À cette fin, l’État est bigrement efficace. Il n’a cessé de croître depuis deux siècles, ses agents sont toujours plus nombreux, ils ont gagné successivement l’emploi à vie, le droit de grève («il ne saurait y avoir d’État à éclipses», disait un parlementaire pour le leur refuser), le droit de vote pour les militaires (l’armée, «la grande muette», ne devait pas avoir d’opinion politique), le droit de servir dans sa région d’origine (c’est-à-dire la tentation de favoriser ses cousins et ses copains), des retraites avantageuses, des vacances plus longues, moins de 35 heures de travail par semaine, aucune obligation de résultat, etc. Quelle autre institution peut en montrer autant pour ses membres?
De même qu’une entreprise ne claironne pas: «Achetez pour augmenter mon profit», l’État dans sa pub et ses documents officiels cache son jeu et annonce des «missions». Ce n’est pas pour prébender à vie ses agents que nous payons ses impôts – qu’allez vous croire? –, mais pour qu’il nous dispense ses «services publics».
L’énoncé est doublement fallacieux. Il ne vise plus à confondre dans l’esprit du public le but et le moyen, mais à les occulter tous les deux. Car si pour l’entreprise, la fourniture d’un service constitue bien le moyen d’atteindre un but qui reste discret, le service rendu n’est nullement le souci des agents de l’État. C’est un hobby. Beaucoup se prennent au jeu, comme la meilleure façon de faire passer quelques heures de présence sur un lieu dit «de travail». Certains deviennent même zélés, généralement les plus malfaisants. Car lorsque la rémunération et la position sociale sont acquises par statut et ne proviennent pas de la satisfaction du client, la motivation se trouve ailleurs, dans la passion des petits et des grands pouvoirs.

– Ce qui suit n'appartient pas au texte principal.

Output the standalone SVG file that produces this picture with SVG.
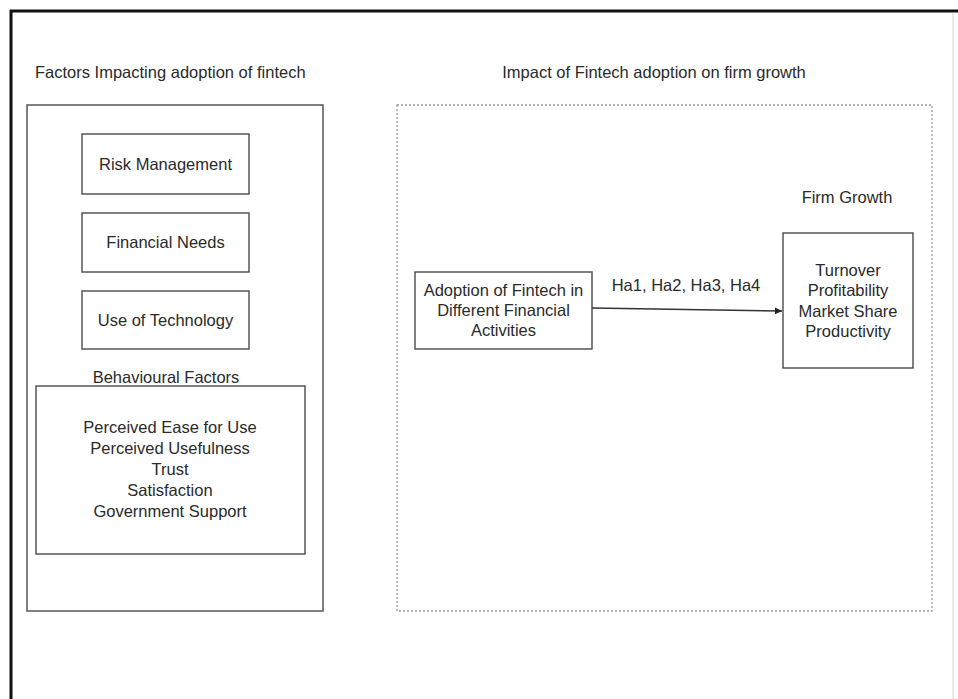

Pour un État moins efficace
Les agents de l’État ont donc deux mensonges à faire accroire. D’abord, ils doivent nous convaincre que l’État bénéficie à tout le monde, ensuite que leur occupation est justifiée par le service qu’ils rendent.
Or non seulement l’État a pour seul but le profit de ses agents, et c’est fortuitement que nous bénéficions de l’un ou l’autre de ses services, mais le moyen vers ce but n’est nullement la satisfaction du public. Car contrairement aux entrepreneurs, les agents de l’État disposent bien d’une «onde», qui écarte les concurrents, force les investisseurs à investir, et les clients à payer n’importe quel prix pour une non-prestation. En effet, seuls les agents de l’État possèdent le pouvoir de contraindre. L’armée, la police, la justice, les douanes, le fisc, la régulation financière, le contrôle du travail et de la consommation, le contrôle de la concurrence, la censure… c’est eux. Et cette minorité fait preuve d’une efficacité redoutable pour pérenniser les avantages qu’elle extorque à la majorité.

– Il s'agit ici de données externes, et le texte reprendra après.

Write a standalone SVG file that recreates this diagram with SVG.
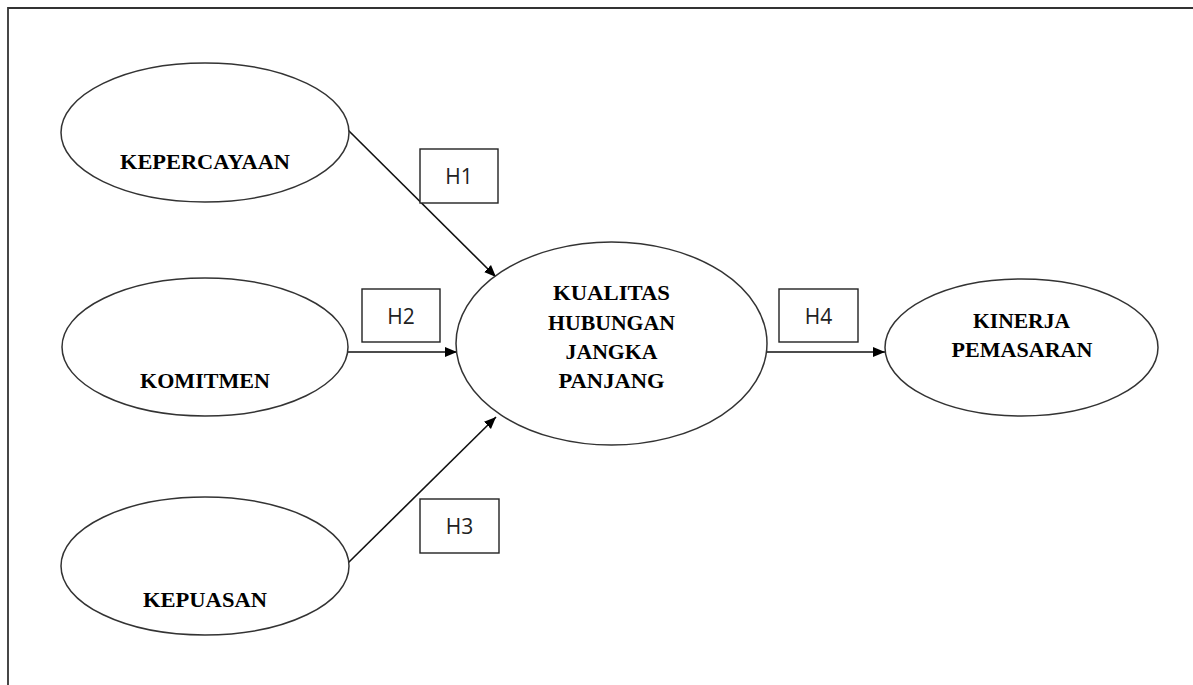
<svg xmlns="http://www.w3.org/2000/svg" width="1193" height="685" viewBox="0 0 1193 685">
<defs>
<marker id="arr" markerUnits="userSpaceOnUse" markerWidth="13" markerHeight="11" refX="12" refY="5" orient="auto">
<path d="M0,0 L12,5 L0,10 z" fill="#000"/>
</marker>
<style>
.frame{fill:none;stroke:#333;stroke-width:1.8}
.ell{fill:#fff;stroke:#333;stroke-width:1.5}
.lbl{font-family:"Liberation Serif","Times New Roman",serif;font-weight:bold;font-size:22px;fill:#000;text-anchor:middle}
.hbox{fill:#fff;stroke:#222;stroke-width:1.4}
.htxt{font-family:"Open Sans","Noto Sans",sans-serif;font-size:21px;fill:#222;text-anchor:middle}
.conn{stroke:#111;stroke-width:1.6;fill:none;marker-end:url(#arr)}
</style>
</defs>
<rect width="1193" height="685" fill="#fff"/>
<path class="frame" d="M8,685 L8,8 L1193,8"/>
<g id="connectors">
<line class="conn" x1="347" y1="129" x2="496" y2="277"/>
<line class="conn" x1="348" y1="352" x2="457" y2="352"/>
<line class="conn" x1="348" y1="563" x2="496" y2="417"/>
<line class="conn" x1="767" y1="352" x2="885" y2="352"/>
</g>
<g id="node-kepercayaan">
<ellipse class="ell" cx="205" cy="132.5" rx="144" ry="69.5"/>
<text class="lbl" x="205" y="169" textLength="170" lengthAdjust="spacingAndGlyphs">KEPERCAYAAN</text>
</g>
<g id="node-komitmen">
<ellipse class="ell" cx="205" cy="347" rx="143" ry="69"/>
<text class="lbl" x="205" y="388" textLength="130" lengthAdjust="spacingAndGlyphs">KOMITMEN</text>
</g>
<g id="node-kepuasan">
<ellipse class="ell" cx="205" cy="566" rx="144" ry="69"/>
<text class="lbl" x="205" y="607" textLength="124" lengthAdjust="spacingAndGlyphs">KEPUASAN</text>
</g>
<g id="node-kualitas">
<ellipse class="ell" cx="611.5" cy="343.5" rx="155.5" ry="101.5"/>
<text class="lbl" x="611.5" y="300" textLength="117" lengthAdjust="spacingAndGlyphs">KUALITAS</text>
<text class="lbl" x="611.5" y="330" textLength="127" lengthAdjust="spacingAndGlyphs">HUBUNGAN</text>
<text class="lbl" x="611.5" y="359" textLength="92" lengthAdjust="spacingAndGlyphs">JANGKA</text>
<text class="lbl" x="611.5" y="388" textLength="106" lengthAdjust="spacingAndGlyphs">PANJANG</text>
</g>
<g id="node-kinerja">
<ellipse class="ell" cx="1021.5" cy="347.5" rx="136.5" ry="68.5"/>
<text class="lbl" x="1021.5" y="328" textLength="97" lengthAdjust="spacingAndGlyphs">KINERJA</text>
<text class="lbl" x="1022" y="357" textLength="141" lengthAdjust="spacingAndGlyphs">PEMASARAN</text>
</g>
<g id="label-h1">
<rect class="hbox" x="420" y="149" width="78" height="54"/>
<text class="htxt" x="459" y="184">H1</text>
</g>
<g id="label-h2">
<rect class="hbox" x="362" y="289" width="78" height="53"/>
<text class="htxt" x="401" y="323.5">H2</text>
</g>
<g id="label-h3">
<rect class="hbox" x="420" y="499" width="79" height="54"/>
<text class="htxt" x="459.5" y="534">H3</text>
</g>
<g id="label-h4">
<rect class="hbox" x="779" y="289" width="79" height="53"/>
<text class="htxt" x="818.5" y="323.5">H4</text>
</g>
</svg>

Ne disons jamais que l’État ne remplit pas son rôle et qu’il est inefficient. Souhaitons seulement qu’il le soit moins. Certains de ses agents se plaignent de n’être pas assez payés, assez protégés, assez privilégiés, comme les actionnaires que la bourse n’est pas assez haute. Mais l’actionnaire ne peut pas envoyer des hommes en bleu saisir chez moi l’argent que je ne veux pas lui donner. C’est toute la différence entre une société de liberté et celle soumise à la violence hypocrite et implacable des agents de l’État.